Уже в отроческие годы, оказавшись в ночном саду или в лесу, я вдруг затаивал дыхание и начинал тревожно всматриваться в темные стволы деревьев и в чуть более светлые прозоры между ними — не покажется ли наконец таинственный летун? Порой эту надежду вызывали во мне ночные голоса леса. Рыдающий хохот филина, тоскливый вскрик совы, неистовый, исполненный ужаса перед самим собой вопль сыча мгновенно рождали во мне чувство: сейчас она появится. Бабочка не появлялась, и с годами я перестал думать о ней.

Однажды, восемнадцатилетним, я сидел на скамейке в Нескучном саду. Час был поздний, давно зажглись фонари, ярко зазеленив листву деревьев. Но июньское небо на западе еще светлело острой, бутылочного оттенка голубизной. На душе у меня было тревожно и радостно, я только что сдал последний экзамен в институт и думал о том увлекательном и трудном мире науки, в который мне предстояло вступить. Я смотрел прямо перед собой на куст жимолости, из которого росла тонкая, высокая осина, казалось, сама рождавшая ветер: в окружающем безмолвии только ее листочки неустанно трепетали.

И вдруг я увидал, как на бледную кору опустился огромный, с летучую мышь, мотыль и сложил крылья треугольником. Бражник немного прополз по стволу, повел усиками вправо, влево и замер. На толстой, вощаной спинке отчетливо проступали очертания черепа с черными впадинами глазниц и щелью беззубого рта.

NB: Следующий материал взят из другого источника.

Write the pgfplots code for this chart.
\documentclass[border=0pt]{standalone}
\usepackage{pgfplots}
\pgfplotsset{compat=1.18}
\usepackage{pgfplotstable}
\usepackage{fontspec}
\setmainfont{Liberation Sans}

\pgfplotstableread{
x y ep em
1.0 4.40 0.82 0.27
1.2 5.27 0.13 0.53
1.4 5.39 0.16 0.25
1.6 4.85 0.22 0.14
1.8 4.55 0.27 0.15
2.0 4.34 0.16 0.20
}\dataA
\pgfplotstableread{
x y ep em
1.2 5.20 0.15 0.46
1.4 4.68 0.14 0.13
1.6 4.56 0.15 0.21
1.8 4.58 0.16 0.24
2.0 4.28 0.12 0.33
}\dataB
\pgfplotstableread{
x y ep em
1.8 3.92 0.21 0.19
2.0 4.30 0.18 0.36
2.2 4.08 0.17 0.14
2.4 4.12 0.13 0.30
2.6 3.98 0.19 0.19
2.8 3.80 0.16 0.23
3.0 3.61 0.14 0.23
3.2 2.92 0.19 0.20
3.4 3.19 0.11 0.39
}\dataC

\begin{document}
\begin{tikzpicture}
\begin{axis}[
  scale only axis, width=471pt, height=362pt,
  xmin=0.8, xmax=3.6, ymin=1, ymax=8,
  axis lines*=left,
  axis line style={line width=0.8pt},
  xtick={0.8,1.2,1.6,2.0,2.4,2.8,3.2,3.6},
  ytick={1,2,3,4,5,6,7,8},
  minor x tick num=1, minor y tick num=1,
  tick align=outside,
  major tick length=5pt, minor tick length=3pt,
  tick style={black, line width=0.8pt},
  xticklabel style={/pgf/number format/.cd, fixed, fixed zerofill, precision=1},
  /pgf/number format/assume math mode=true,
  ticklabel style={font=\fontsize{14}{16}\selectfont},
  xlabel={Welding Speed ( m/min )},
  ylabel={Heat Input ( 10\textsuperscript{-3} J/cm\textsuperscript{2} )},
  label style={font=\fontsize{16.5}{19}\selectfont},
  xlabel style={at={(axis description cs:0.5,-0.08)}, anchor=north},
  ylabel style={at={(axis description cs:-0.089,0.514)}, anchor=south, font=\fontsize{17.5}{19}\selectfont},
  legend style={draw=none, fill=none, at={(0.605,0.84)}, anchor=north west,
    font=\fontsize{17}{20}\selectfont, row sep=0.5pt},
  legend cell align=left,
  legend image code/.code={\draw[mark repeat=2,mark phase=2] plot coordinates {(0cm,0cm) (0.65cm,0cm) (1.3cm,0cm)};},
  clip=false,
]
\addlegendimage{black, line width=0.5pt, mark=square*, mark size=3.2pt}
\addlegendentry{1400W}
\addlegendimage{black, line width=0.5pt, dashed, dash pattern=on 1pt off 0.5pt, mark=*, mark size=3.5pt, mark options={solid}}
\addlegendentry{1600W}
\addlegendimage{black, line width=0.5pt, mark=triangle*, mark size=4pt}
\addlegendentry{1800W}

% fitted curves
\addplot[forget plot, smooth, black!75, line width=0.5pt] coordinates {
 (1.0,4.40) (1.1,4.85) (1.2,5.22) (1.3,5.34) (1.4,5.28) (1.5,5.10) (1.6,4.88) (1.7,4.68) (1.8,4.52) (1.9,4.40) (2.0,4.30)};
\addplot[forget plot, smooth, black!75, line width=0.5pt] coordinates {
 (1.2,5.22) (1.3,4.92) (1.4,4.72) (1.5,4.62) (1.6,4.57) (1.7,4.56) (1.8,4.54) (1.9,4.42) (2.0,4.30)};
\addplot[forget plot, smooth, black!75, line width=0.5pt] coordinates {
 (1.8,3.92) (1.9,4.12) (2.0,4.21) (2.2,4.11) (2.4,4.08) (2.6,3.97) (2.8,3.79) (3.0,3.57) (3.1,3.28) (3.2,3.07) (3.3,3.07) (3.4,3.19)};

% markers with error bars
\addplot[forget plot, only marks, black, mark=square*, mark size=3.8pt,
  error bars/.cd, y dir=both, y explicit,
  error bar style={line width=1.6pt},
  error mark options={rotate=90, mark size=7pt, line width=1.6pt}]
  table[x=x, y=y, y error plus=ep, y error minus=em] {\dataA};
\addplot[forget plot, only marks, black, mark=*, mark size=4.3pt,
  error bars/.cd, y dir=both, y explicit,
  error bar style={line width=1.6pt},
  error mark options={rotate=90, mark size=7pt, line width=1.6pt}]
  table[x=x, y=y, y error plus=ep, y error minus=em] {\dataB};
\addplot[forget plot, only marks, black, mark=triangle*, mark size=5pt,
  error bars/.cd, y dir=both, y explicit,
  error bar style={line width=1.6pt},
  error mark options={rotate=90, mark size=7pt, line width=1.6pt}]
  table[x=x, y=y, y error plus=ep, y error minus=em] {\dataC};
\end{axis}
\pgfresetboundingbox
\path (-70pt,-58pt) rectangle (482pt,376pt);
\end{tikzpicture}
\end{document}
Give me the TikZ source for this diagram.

«Мертвая голова», — равнодушно подумал я. Мне вспомнилась горячка саратовского лета, ночные бдения с фонарем, зачарованность моей тогдашней детской души. Неужто все это минуло безвозвратно, как если б было пережито не мной, а каким-то иным, безразличным мне человеком? Или ничто не минует, что пережито полной душой, и еще вернется ко мне в другую пору и в другом образе?